MATERIAL PROVIDED:
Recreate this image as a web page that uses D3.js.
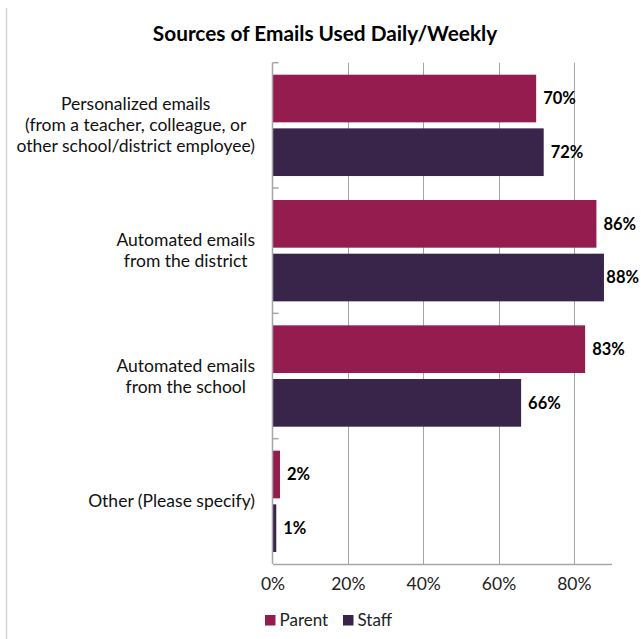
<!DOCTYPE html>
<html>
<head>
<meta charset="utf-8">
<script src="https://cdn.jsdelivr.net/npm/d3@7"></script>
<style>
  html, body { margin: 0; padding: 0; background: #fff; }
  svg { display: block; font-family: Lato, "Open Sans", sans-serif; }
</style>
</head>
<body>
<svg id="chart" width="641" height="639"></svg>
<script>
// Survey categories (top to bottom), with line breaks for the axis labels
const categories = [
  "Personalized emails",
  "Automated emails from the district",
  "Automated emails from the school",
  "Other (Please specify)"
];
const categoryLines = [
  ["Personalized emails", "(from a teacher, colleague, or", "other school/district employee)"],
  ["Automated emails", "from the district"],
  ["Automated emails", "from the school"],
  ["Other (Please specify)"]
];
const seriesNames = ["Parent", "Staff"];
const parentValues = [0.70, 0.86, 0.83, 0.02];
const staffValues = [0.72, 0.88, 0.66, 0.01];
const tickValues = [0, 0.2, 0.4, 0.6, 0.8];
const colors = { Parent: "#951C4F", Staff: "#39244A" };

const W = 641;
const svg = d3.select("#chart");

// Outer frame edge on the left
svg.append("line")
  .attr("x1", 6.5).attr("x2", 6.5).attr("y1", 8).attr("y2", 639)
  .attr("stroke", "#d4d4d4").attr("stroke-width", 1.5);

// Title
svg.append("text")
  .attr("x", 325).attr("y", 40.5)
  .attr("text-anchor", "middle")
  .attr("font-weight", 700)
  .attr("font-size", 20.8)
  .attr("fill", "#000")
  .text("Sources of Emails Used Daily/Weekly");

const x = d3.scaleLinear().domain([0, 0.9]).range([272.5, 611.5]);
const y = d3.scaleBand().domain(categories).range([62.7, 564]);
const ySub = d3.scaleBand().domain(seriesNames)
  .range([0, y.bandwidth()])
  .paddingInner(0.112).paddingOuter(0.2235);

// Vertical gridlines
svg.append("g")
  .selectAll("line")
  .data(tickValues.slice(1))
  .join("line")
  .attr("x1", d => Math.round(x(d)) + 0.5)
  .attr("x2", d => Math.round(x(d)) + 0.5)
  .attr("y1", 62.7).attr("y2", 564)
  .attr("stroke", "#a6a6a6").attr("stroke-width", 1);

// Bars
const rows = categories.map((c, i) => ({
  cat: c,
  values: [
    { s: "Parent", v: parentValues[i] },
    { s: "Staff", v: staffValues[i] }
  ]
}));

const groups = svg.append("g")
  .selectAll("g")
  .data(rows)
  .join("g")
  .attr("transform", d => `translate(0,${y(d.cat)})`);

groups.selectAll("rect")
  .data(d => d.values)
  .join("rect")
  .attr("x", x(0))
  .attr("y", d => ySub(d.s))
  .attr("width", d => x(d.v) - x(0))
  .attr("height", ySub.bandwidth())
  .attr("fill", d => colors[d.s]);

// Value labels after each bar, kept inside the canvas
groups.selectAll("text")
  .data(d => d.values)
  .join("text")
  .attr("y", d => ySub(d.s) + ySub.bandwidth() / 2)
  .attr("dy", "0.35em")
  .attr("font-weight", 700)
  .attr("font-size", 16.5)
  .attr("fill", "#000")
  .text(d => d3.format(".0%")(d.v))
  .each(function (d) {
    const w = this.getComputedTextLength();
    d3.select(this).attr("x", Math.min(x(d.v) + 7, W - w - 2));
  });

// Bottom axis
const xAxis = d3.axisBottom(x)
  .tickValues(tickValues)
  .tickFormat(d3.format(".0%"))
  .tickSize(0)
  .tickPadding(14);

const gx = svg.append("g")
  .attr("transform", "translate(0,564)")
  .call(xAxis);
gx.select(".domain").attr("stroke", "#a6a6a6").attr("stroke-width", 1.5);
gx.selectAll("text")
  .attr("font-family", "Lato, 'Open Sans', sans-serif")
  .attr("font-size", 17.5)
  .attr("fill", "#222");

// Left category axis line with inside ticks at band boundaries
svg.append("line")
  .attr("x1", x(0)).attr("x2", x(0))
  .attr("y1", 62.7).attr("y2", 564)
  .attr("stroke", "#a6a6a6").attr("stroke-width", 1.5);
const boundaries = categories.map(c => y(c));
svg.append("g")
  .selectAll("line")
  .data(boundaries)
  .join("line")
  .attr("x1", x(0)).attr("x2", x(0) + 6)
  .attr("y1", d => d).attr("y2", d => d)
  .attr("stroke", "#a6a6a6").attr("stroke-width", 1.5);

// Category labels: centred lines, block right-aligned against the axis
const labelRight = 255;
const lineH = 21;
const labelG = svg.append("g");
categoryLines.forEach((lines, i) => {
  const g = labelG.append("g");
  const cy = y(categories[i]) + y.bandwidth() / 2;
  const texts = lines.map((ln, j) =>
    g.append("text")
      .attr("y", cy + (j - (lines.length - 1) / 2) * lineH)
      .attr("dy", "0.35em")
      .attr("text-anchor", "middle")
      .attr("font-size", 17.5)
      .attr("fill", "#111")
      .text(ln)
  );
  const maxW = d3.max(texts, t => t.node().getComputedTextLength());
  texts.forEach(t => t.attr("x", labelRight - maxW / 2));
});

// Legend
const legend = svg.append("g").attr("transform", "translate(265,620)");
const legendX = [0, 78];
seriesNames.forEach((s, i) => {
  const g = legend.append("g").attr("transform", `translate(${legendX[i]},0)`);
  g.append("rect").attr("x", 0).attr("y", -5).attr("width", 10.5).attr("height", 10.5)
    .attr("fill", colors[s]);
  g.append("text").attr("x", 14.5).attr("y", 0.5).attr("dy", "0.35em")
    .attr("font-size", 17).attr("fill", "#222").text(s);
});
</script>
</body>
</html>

WHAT THE TASK REQUIRES: Copy exactly the lines running from the beginning of the listing through the line that has "of Emails Used". Drop the pictures.

ANSWER IN FULL:
Recreate this image as a web page that uses D3.js.
<!DOCTYPE html>
<html>
<head>
<meta charset="utf-8">
<script src="https://cdn.jsdelivr.net/npm/d3@7"></script>
<style>
  html, body { margin: 0; padding: 0; background: #fff; }
  svg { display: block; font-family: Lato, "Open Sans", sans-serif; }
</style>
</head>
<body>
<svg id="chart" width="641" height="639"></svg>
<script>
// Survey categories (top to bottom), with line breaks for the axis labels
const categories = [
  "Personalized emails",
  "Automated emails from the district",
  "Automated emails from the school",
  "Other (Please specify)"
];
const categoryLines = [
  ["Personalized emails", "(from a teacher, colleague, or", "other school/district employee)"],
  ["Automated emails", "from the district"],
  ["Automated emails", "from the school"],
  ["Other (Please specify)"]
];
const seriesNames = ["Parent", "Staff"];
const parentValues = [0.70, 0.86, 0.83, 0.02];
const staffValues = [0.72, 0.88, 0.66, 0.01];
const tickValues = [0, 0.2, 0.4, 0.6, 0.8];
const colors = { Parent: "#951C4F", Staff: "#39244A" };

const W = 641;
const svg = d3.select("#chart");

// Outer frame edge on the left
svg.append("line")
  .attr("x1", 6.5).attr("x2", 6.5).attr("y1", 8).attr("y2", 639)
  .attr("stroke", "#d4d4d4").attr("stroke-width", 1.5);

// Title
svg.append("text")
  .attr("x", 325).attr("y", 40.5)
  .attr("text-anchor", "middle")
  .attr("font-weight", 700)
  .attr("font-size", 20.8)
  .attr("fill", "#000")
  .text("Sources of Emails Used Daily/Weekly");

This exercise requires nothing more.